OTTAWA: Canada will appeal Canadian businessman Michael Spavor’s 11-year jail sentence for spying in China, the country’s top diplomat said Wednesday, citing a lack of evidence in what he called a “sham trial.”
Spavor was sentenced earlier Wednesday in a ruling by a Chinese court which has ignited an international outcry.
The United States and the European Union have condemned the move, and Canadian Prime Minister Justin Trudeau has slammed it as “absolutely unacceptable and unjust”.
“We plan to launch an appeal,” Canadian Foreign Minister Marc Garneau told a news conference.
He slammed the Chinese proceedings as a “sham trial with absolutely no transparency whatsoever and a verdict that is completely unjustified, or not acceptable in terms of international rules-based law.”

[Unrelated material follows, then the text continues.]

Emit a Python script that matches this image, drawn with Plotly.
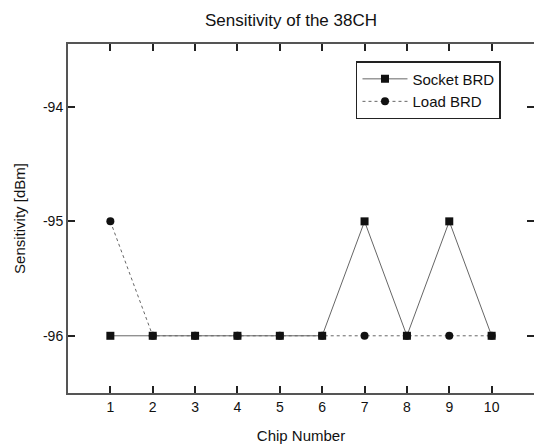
import plotly.graph_objects as go

chips = [1, 2, 3, 4, 5, 6, 7, 8, 9, 10]
socket_brd = [-96, -96, -96, -96, -96, -96, -95, -96, -95, -96]
load_brd = [-95, -96, -96, -96, -96, -96, -96, -96, -96, -96]
y_ticks = [-94, -95, -96]
y_tick_labels = ["-94", "-95", "-96"]

fig = go.Figure()
fig.add_trace(go.Scatter(
    x=chips, y=socket_brd, name="Socket BRD", mode="lines+markers",
    line=dict(color="#666666", width=1),
    marker=dict(symbol="square", size=8, color="#111111"),
))
fig.add_trace(go.Scatter(
    x=chips, y=load_brd, name="Load BRD", mode="lines+markers",
    line=dict(color="#666666", width=1, dash="dot"),
    marker=dict(symbol="circle", size=8, color="#111111"),
))

axis_common = dict(
    showline=True, linecolor="#555555", linewidth=2, mirror="allticks",
    ticks="inside", ticklen=7, tickcolor="#222222", tickwidth=1.5,
    showgrid=False, zeroline=False, automargin=False,
    tickfont=dict(family="Liberation Sans, Arial", size=14, color="#111"),
)

fig.update_layout(
    width=534, height=445,
    margin=dict(l=68, r=0, t=44, b=52),
    paper_bgcolor="white", plot_bgcolor="white",
    title=dict(text="Sensitivity of the 38CH", x=0.545, xanchor="center", y=0.955, yanchor="middle",
               automargin=False,
               font=dict(family="Liberation Sans, Arial", size=17, color="#111")),
    font=dict(family="Liberation Sans, Arial", color="#111"),
    xaxis=dict(range=[0, 11], tickvals=chips, title=dict(text="Chip Number", font=dict(size=15), standoff=17),
               **axis_common),
    yaxis=dict(range=[-96.5, -93.45], tickvals=y_ticks, ticktext=y_tick_labels,
               title=dict(text="Sensitivity [dBm]", font=dict(size=15), standoff=14),
               **axis_common),
    legend=dict(x=0.618, y=0.951, xanchor="left", yanchor="top",
                bordercolor="#222", borderwidth=1.5, bgcolor="white",
                font=dict(size=15), itemwidth=45, tracegroupgap=0),
    showlegend=True,
)

fig.write_html("out.html", config={"displayModeBar": False},
               post_script="document.body.style.margin='0';document.body.style.overflow='hidden';")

Garneau’s comment echoed a statement by Trudeau earlier Wednesday, who said the verdict came “after more than two-and-a-half years of arbitrary detention, a lack of transparency in the legal process, and a trial that did not satisfy even the minimum standards required by international law.”
Canada’s Tory opposition leader Erin O’Toole also criticized Spavor’s sentence as “completely unacceptable,” accusing Beijing of “using one of our citizens as a diplomatic ploy.”

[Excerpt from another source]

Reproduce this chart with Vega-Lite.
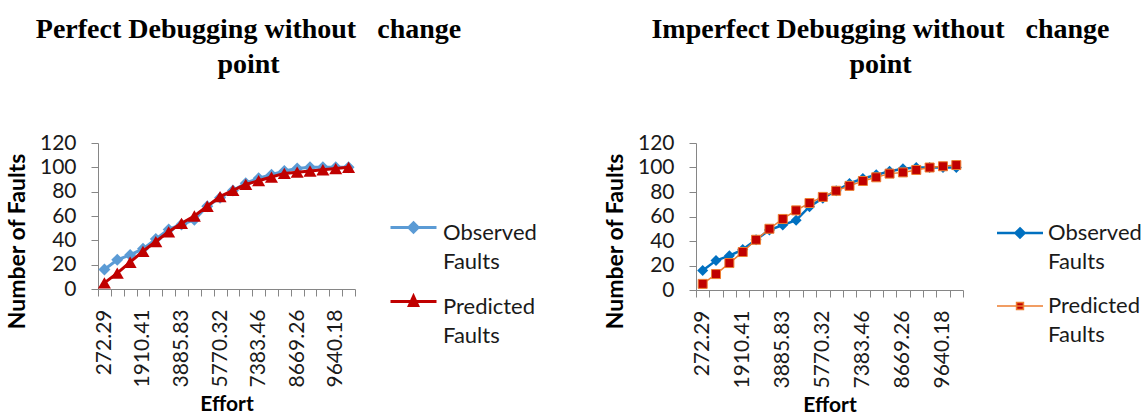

This week, O’Toole suggested Canada boycott the Winter Olympics in Beijing, saying: “We are approaching a point where it won’t be safe for Canadians, including Olympic athletes, to travel to China.”

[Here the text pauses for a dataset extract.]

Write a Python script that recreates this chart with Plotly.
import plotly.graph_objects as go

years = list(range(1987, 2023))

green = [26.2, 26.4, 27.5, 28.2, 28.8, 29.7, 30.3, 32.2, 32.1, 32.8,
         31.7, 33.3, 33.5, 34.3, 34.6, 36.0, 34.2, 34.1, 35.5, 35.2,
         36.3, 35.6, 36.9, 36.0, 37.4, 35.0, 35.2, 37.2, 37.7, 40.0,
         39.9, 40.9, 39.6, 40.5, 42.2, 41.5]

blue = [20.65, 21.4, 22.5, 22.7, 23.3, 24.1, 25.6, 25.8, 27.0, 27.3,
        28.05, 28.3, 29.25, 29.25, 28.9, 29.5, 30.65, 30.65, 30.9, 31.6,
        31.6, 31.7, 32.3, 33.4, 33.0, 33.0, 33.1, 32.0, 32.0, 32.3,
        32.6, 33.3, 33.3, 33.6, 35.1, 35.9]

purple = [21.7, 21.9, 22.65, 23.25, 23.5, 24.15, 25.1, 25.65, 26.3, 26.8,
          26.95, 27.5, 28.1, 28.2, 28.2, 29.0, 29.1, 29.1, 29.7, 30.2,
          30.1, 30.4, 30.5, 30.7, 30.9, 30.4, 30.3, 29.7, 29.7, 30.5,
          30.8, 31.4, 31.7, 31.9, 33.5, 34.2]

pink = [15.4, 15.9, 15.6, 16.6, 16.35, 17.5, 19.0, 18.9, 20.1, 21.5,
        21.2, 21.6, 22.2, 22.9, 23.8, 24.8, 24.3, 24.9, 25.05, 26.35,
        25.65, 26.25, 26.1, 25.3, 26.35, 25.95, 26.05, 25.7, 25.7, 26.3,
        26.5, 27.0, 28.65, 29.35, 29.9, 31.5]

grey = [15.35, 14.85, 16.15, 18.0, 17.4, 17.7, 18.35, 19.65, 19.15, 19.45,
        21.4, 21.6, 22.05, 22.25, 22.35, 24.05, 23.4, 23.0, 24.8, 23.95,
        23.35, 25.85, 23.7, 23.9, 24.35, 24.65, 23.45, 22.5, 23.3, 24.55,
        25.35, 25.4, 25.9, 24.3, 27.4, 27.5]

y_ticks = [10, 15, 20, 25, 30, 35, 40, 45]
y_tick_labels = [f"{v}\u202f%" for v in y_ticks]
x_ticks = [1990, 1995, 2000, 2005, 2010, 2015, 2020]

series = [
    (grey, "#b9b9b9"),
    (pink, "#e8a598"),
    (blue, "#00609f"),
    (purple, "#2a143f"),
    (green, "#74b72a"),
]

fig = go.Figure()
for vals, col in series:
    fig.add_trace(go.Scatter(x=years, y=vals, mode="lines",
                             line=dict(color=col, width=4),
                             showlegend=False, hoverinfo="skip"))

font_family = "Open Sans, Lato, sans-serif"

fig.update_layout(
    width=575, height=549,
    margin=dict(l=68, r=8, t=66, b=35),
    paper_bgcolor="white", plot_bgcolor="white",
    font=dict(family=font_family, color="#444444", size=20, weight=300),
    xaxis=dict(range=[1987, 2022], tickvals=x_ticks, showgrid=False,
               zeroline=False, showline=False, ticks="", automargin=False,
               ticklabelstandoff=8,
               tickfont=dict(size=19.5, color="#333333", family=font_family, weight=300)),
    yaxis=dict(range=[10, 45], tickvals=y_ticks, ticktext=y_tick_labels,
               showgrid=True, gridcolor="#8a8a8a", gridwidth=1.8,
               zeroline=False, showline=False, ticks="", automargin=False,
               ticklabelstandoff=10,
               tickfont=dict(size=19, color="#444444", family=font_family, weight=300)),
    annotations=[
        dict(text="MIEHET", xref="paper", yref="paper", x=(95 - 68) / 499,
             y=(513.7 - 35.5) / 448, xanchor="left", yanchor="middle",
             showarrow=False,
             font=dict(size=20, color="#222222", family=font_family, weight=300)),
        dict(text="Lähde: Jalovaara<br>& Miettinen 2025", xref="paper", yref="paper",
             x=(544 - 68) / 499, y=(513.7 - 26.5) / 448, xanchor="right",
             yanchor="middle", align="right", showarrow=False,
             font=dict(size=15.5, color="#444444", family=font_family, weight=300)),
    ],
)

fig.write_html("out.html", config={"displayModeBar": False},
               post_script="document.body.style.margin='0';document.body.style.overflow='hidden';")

Spavor was detained in 2018 along with compatriot Michael Kovrig on what Ottawa has said are politically orchestrated charges after Huawei executive Meng Wanzhou was arrested in Canada on a US extradition warrant.
Relations between the two countries have hit rock bottom, with China also accusing Canada of politicising legal cases.
Garneau said Ottawa continues to work with Washington and other allies to pressure Beijing to release Spavor and Kovrig, but did not offer details, saying only that “those intense discussions continue.”
Kovrig is expected to be sentenced soon, but no date has been announced.
The minister said Ottawa also continues to seek clemency for Robert Schellenberg, whose death sentence for drug smuggling was upheld by a Chinese court this week.
Schellenberg was originally sentenced to 15 years in prison in late 2018, but that was changed to the death penalty just months later amid the meltdown in relations between Ottawa and Beijing after Meng’s detention.
“We will argue, as we have from the beginning for clemency in the case of Robert Schellenberg,” Garneau said.
Meng’s extradition trial is scheduled to wrap up on August 20 but no decision in her case is expected for several months.